- **TO BE DONE**: Will you output all of the data below exactly, omitting the images?

- **GIVEN DATA**:

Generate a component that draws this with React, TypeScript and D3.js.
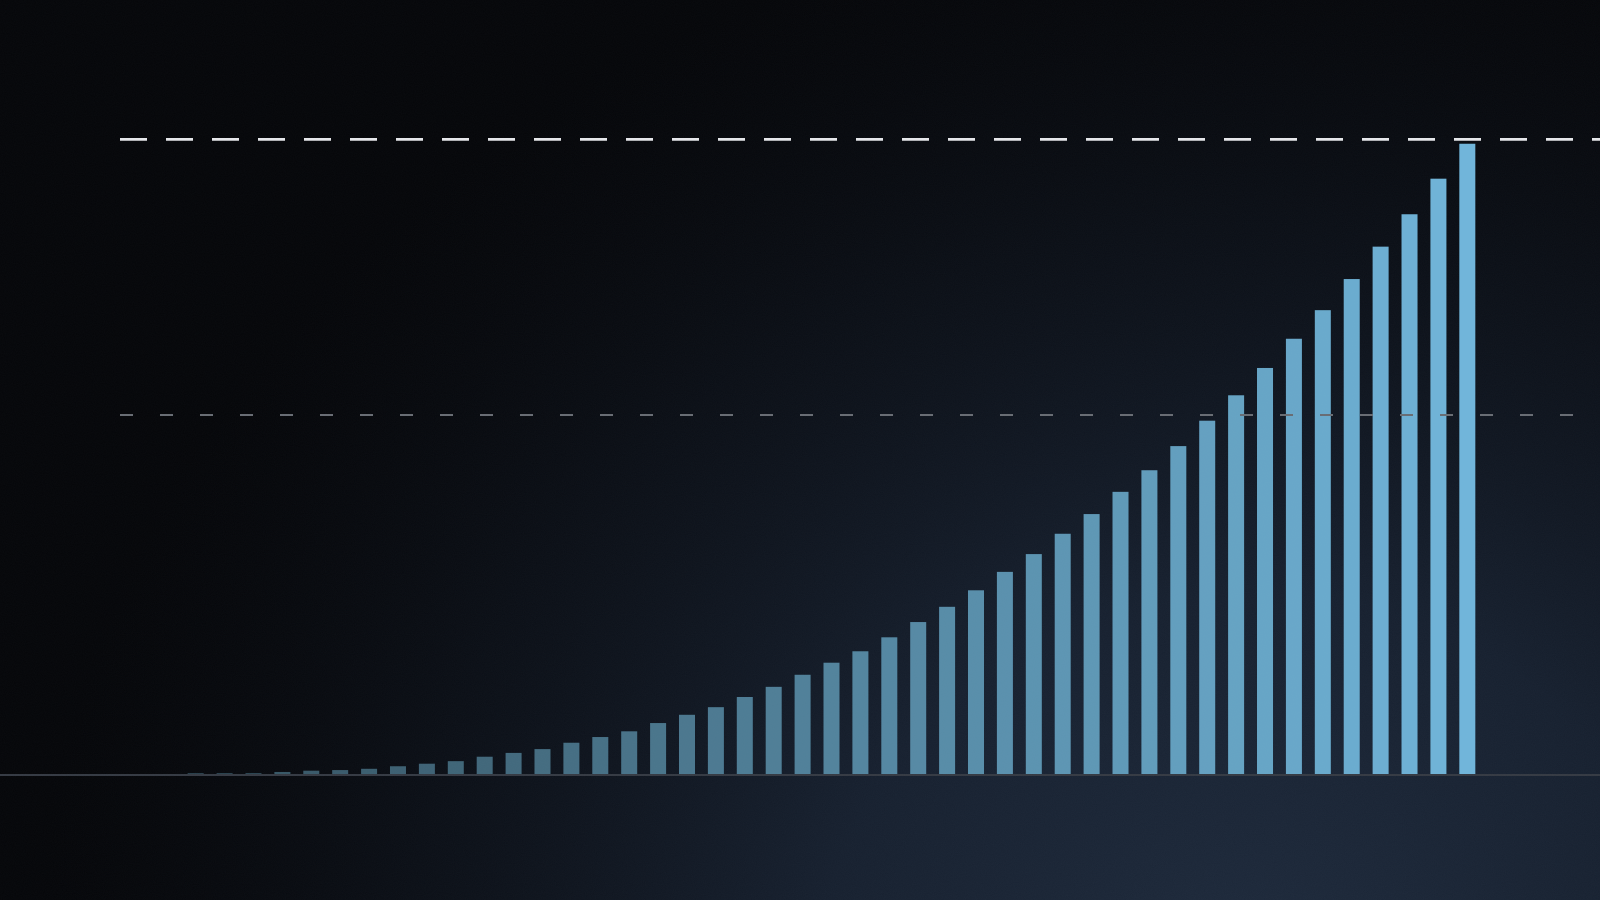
import { useEffect, useRef } from "react";
import * as d3 from "d3";

// bar values (scale where the upper dashed line is 100)
const periods: number[] = d3.range(45);
const values: number[] = [
  0.2, 0.2, 0.2, 0.4, 0.6, 0.7, 0.9, 1.3, 1.7, 2.1, 2.8, 3.4, 4.0, 5.0, 5.9,
  6.8, 8.1, 9.4, 10.6, 12.2, 13.8, 15.7, 17.6, 19.4, 21.6, 24.0, 26.4, 29.0,
  31.9, 34.7, 37.9, 41.0, 44.5, 47.9, 51.7, 55.7, 59.7, 64.0, 68.6, 73.1, 78.0,
  83.1, 88.2, 93.8, 99.3,
];
const ceilingValue = 100;
const midValue = 56.6;

const W = 1600;
const H = 900;

const drawChart = (element: SVGSVGElement): void => {
  const svg = d3.select(element);
  svg.selectAll("*").remove();

  const defs = svg.append("defs");

  // dark base with a navy glow rising from the lower right
  const glow = defs
    .append("radialGradient")
    .attr("id", "glow")
    .attr("gradientUnits", "userSpaceOnUse")
    .attr("cx", 1250)
    .attr("cy", 960)
    .attr("r", 1050)
    .attr("gradientTransform", "translate(1250 960) scale(1.15 1) translate(-1250 -960)");
  glow.append("stop").attr("offset", "0").attr("stop-color", "#1e2a3c").attr("stop-opacity", 1);
  glow.append("stop").attr("offset", "0.35").attr("stop-color", "#1a2536").attr("stop-opacity", 0.85);
  glow.append("stop").attr("offset", "0.7").attr("stop-color", "#131b28").attr("stop-opacity", 0.42);
  glow.append("stop").attr("offset", "1").attr("stop-color", "#0c1018").attr("stop-opacity", 0);

  const grain = defs.append("filter").attr("id", "grain");
  grain
    .append("feTurbulence")
    .attr("type", "fractalNoise")
    .attr("baseFrequency", 0.9)
    .attr("numOctaves", 2)
    .attr("seed", 3);
  grain
    .append("feColorMatrix")
    .attr("values", "0 0 0 0 0.45  0 0 0 0 0.55  0 0 0 0 0.65  0 0 0 0.03 0");

  svg.append("rect").attr("width", W).attr("height", H).attr("fill", "#050609");
  svg.append("rect").attr("width", W).attr("height", H).attr("fill", "url(#glow)");

  const x = d3
    .scaleBand<number>()
    .domain(periods)
    .range([166, 1497])
    .paddingInner(0.446)
    .paddingOuter(0.75);

  const y = d3.scaleLinear().domain([0, ceilingValue]).range([774.5, 139.3]);

  const color = d3
    .scaleLinear<string>()
    .domain([0, periods.length - 1])
    .range(["#33505e", "#70b5da"]);

  svg
    .append("g")
    .selectAll("rect")
    .data(values)
    .enter()
    .append("rect")
    .attr("x", (_d, i) => x(periods[i]) as number)
    .attr("y", (d) => y(d))
    .attr("width", x.bandwidth())
    .attr("height", (d) => y(0) - y(d))
    .attr("fill", (_d, i) => color(i));

  // baseline
  svg
    .append("line")
    .attr("x1", 0)
    .attr("x2", W)
    .attr("y1", y(0) + 0.5)
    .attr("y2", y(0) + 0.5)
    .attr("stroke", "#353a43")
    .attr("stroke-width", 2);

  // reference lines
  svg
    .append("line")
    .attr("x1", 120)
    .attr("x2", W)
    .attr("y1", y(midValue))
    .attr("y2", y(midValue))
    .attr("stroke", "#686c73")
    .attr("stroke-width", 2)
    .attr("stroke-dasharray", "13 27");

  svg
    .append("line")
    .attr("x1", 120)
    .attr("x2", W)
    .attr("y1", y(ceilingValue))
    .attr("y2", y(ceilingValue))
    .attr("stroke", "#e6e7ea")
    .attr("stroke-width", 2.8)
    .attr("stroke-dasharray", "27 19");

  svg.append("rect").attr("width", W).attr("height", H).attr("filter", "url(#grain)");
};

export default function App() {
  const ref = useRef<SVGSVGElement>(null);

  useEffect(() => {
    if (ref.current) drawChart(ref.current);
  }, []);

  return (
    <svg
      ref={ref}
      width={W}
      height={H}
      viewBox={`0 0 ${W} ${H}`}
      style={{ position: "fixed", left: 0, top: 0, display: "block" }}
    />
  );
}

- **TASK OUTPUT**:
Generate a component that draws this with React, TypeScript and D3.js.
import { useEffect, useRef } from "react";
import * as d3 from "d3";

// bar values (scale where the upper dashed line is 100)
const periods: number[] = d3.range(45);
const values: number[] = [
  0.2, 0.2, 0.2, 0.4, 0.6, 0.7, 0.9, 1.3, 1.7, 2.1, 2.8, 3.4, 4.0, 5.0, 5.9,
  6.8, 8.1, 9.4, 10.6, 12.2, 13.8, 15.7, 17.6, 19.4, 21.6, 24.0, 26.4, 29.0,
  31.9, 34.7, 37.9, 41.0, 44.5, 47.9, 51.7, 55.7, 59.7, 64.0, 68.6, 73.1, 78.0,
  83.1, 88.2, 93.8, 99.3,
];
const ceilingValue = 100;
const midValue = 56.6;

const W = 1600;
const H = 900;

const drawChart = (element: SVGSVGElement): void => {
  const svg = d3.select(element);
  svg.selectAll("*").remove();

  const defs = svg.append("defs");

  // dark base with a navy glow rising from the lower right
  const glow = defs
    .append("radialGradient")
    .attr("id", "glow")
    .attr("gradientUnits", "userSpaceOnUse")
    .attr("cx", 1250)
    .attr("cy", 960)
    .attr("r", 1050)
    .attr("gradientTransform", "translate(1250 960) scale(1.15 1) translate(-1250 -960)");
  glow.append("stop").attr("offset", "0").attr("stop-color", "#1e2a3c").attr("stop-opacity", 1);
  glow.append("stop").attr("offset", "0.35").attr("stop-color", "#1a2536").attr("stop-opacity", 0.85);
  glow.append("stop").attr("offset", "0.7").attr("stop-color", "#131b28").attr("stop-opacity", 0.42);
  glow.append("stop").attr("offset", "1").attr("stop-color", "#0c1018").attr("stop-opacity", 0);

  const grain = defs.append("filter").attr("id", "grain");
  grain
    .append("feTurbulence")
    .attr("type", "fractalNoise")
    .attr("baseFrequency", 0.9)
    .attr("numOctaves", 2)
    .attr("seed", 3);
  grain
    .append("feColorMatrix")
    .attr("values", "0 0 0 0 0.45  0 0 0 0 0.55  0 0 0 0 0.65  0 0 0 0.03 0");

  svg.append("rect").attr("width", W).attr("height", H).attr("fill", "#050609");
  svg.append("rect").attr("width", W).attr("height", H).attr("fill", "url(#glow)");

  const x = d3
    .scaleBand<number>()
    .domain(periods)
    .range([166, 1497])
    .paddingInner(0.446)
    .paddingOuter(0.75);

  const y = d3.scaleLinear().domain([0, ceilingValue]).range([774.5, 139.3]);

  const color = d3
    .scaleLinear<string>()
    .domain([0, periods.length - 1])
    .range(["#33505e", "#70b5da"]);

  svg
    .append("g")
    .selectAll("rect")
    .data(values)
    .enter()
    .append("rect")
    .attr("x", (_d, i) => x(periods[i]) as number)
    .attr("y", (d) => y(d))
    .attr("width", x.bandwidth())
    .attr("height", (d) => y(0) - y(d))
    .attr("fill", (_d, i) => color(i));

  // baseline
  svg
    .append("line")
    .attr("x1", 0)
    .attr("x2", W)
    .attr("y1", y(0) + 0.5)
    .attr("y2", y(0) + 0.5)
    .attr("stroke", "#353a43")
    .attr("stroke-width", 2);

  // reference lines
  svg
    .append("line")
    .attr("x1", 120)
    .attr("x2", W)
    .attr("y1", y(midValue))
    .attr("y2", y(midValue))
    .attr("stroke", "#686c73")
    .attr("stroke-width", 2)
    .attr("stroke-dasharray", "13 27");

  svg
    .append("line")
    .attr("x1", 120)
    .attr("x2", W)
    .attr("y1", y(ceilingValue))
    .attr("y2", y(ceilingValue))
    .attr("stroke", "#e6e7ea")
    .attr("stroke-width", 2.8)
    .attr("stroke-dasharray", "27 19");

  svg.append("rect").attr("width", W).attr("height", H).attr("filter", "url(#grain)");
};

export default function App() {
  const ref = useRef<SVGSVGElement>(null);

  useEffect(() => {
    if (ref.current) drawChart(ref.current);
  }, []);

  return (
    <svg
      ref={ref}
      width={W}
      height={H}
      viewBox={`0 0 ${W} ${H}`}
      style={{ position: "fixed", left: 0, top: 0, display: "block" }}
    />
  );
}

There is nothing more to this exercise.